“POR UMA MULHER” EXPÕE A IMBECILIDADE DAS GUERRAS.

Como resistir ao charme dos filmes franceses ambientados na época da Segunda Guerra? Difícil. Mesmo sabendo que, por debaixo dos românticos carros, roupas e histórias de amor dos anos 40, prevalece o horror de milhões de mortes e famílias desfeitas pela bestialidade do conflito. “Por uma Mulher” é uma destas histórias de famílias separadas pela Guerra. E justamente a da diretora e roteirista Diane Kurys, a mesma de “Depois do Amor”.

Imagino que deva ser o sonho de todo cineasta: fazer, um dia, um filme sobre sua própria família.

A história de “Por Uma Mulher” começa nos anos 80, quando Anne (Sylvie Testud, vivendo aqui o alter ego da diretora) se encontra com a irmã Tania (Julie Ferrier) para dividir os pertences da mãe de ambas, recentemente falecida. Algumas fotos e objetos chamam a atenção de Anne, que começa a investigar as origens de sua família. A partir daí, o filme se desenvolve alternando as duas épocas, a da investigação e a do pós-Guerra imediato, mais precisamente em 1947. Esta última certamente a mais interessante.

Vemos que Lèna (Melanie Thierry, de “O Teorema Zero”) e Michel (Benoît Magimel, de “O Ódio”), mãe e pai das garotas, eram judeus ucranianos que se conheceram num campo de concentração nazista e que felizmente conseguiram fugir e se naturalizar franceses. Michel se envolve de corpo e alma no Partido Comunista, enquanto Lèna assume pacificamente as funções de dona de casa. Tudo vai bem até que um fantasma do passado aparece na vida do casal.

Há uma discussão política das mais interessantes: Michel, comunista de carteirinha, consegue abrir uma alfaiataria, prosperar, contratar funcionários e, sem se dar conta, transformar-se ele próprio num burguês que tanto combate.

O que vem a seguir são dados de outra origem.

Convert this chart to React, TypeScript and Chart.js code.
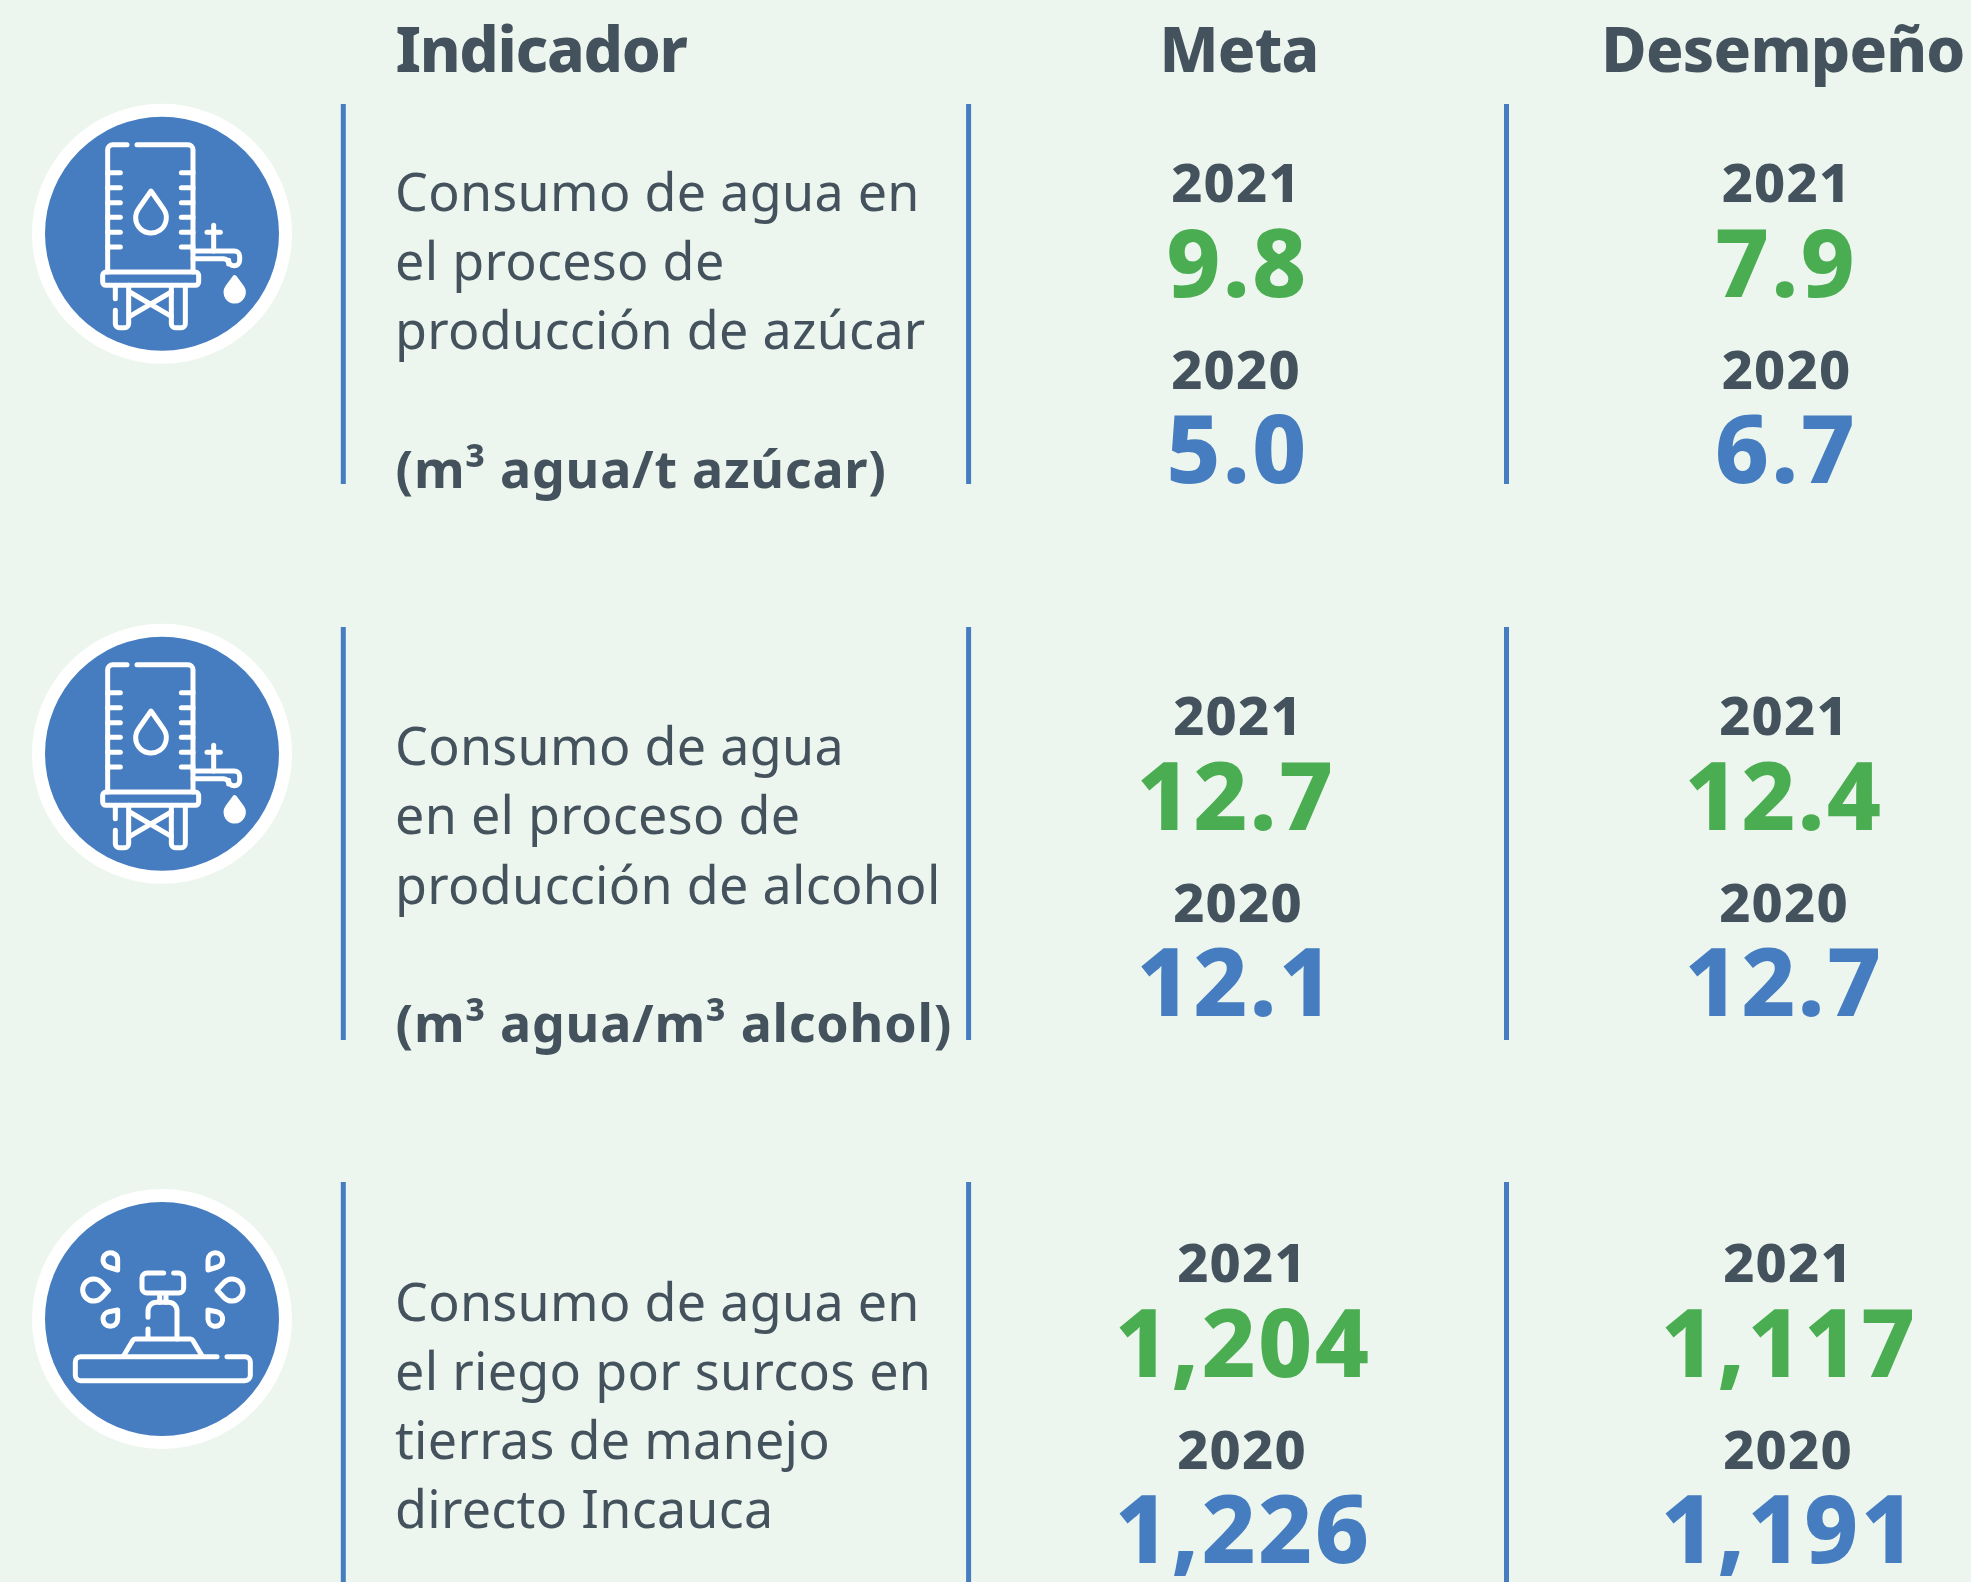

Compra carro e presentes para a esposa. “O homem que tem um empregado não é um patrão, é apenas uma pessoa que quer companhia” diz ele, tentando justificar sua condição de ”chefe” de alguém. Por outro lado, se enfurece e parte para a briga quando lhe dizem que, na Rússia, a atuação violenta e autoritária de Stálin é apenas “a troca de um bigode por outro”. Michel é a própria contradição da sociedade do pós-Guerra, que vive entre a libertação do nazismo e os novos ares dos ventos comunistas que sopram forte em toda a Europa. Uma época onde as mudanças ocorrem mais rápido que a capacidade das pessoas em absorvê-las.

Contudo, o forte de “Por uma Mulher” é mesmo o drama familiar. Pais que se perdem dos filhos para sempre por causa de posições políticas radicais. Dor, perda, a estupidez da guerra transformando para sempre milhões de civis que pouco ou nada tinham a ver com tudo aquilo.
Talvez até pela dor do tema a diretora tenha optado por uma narrativa das mais clássicas e convencionais, sem a necessidade de nenhum tipo de maneirismo ou artificialismo narrativo: o que é dito e mostrado já é pungente o suficiente para emocionar a plateia, que neste momento dispensa, obrigado, qualquer tipo de firula estética mais elaborada.

Ao retratar seu “quintal”, Diane Kurys foi universal. As guerras continuam, bem como as famílias dizimadas. E o fato desta história em particular ter acontecido há décadas, não a torna menos atemporal. Pelo contrário. Basta ler os jornais.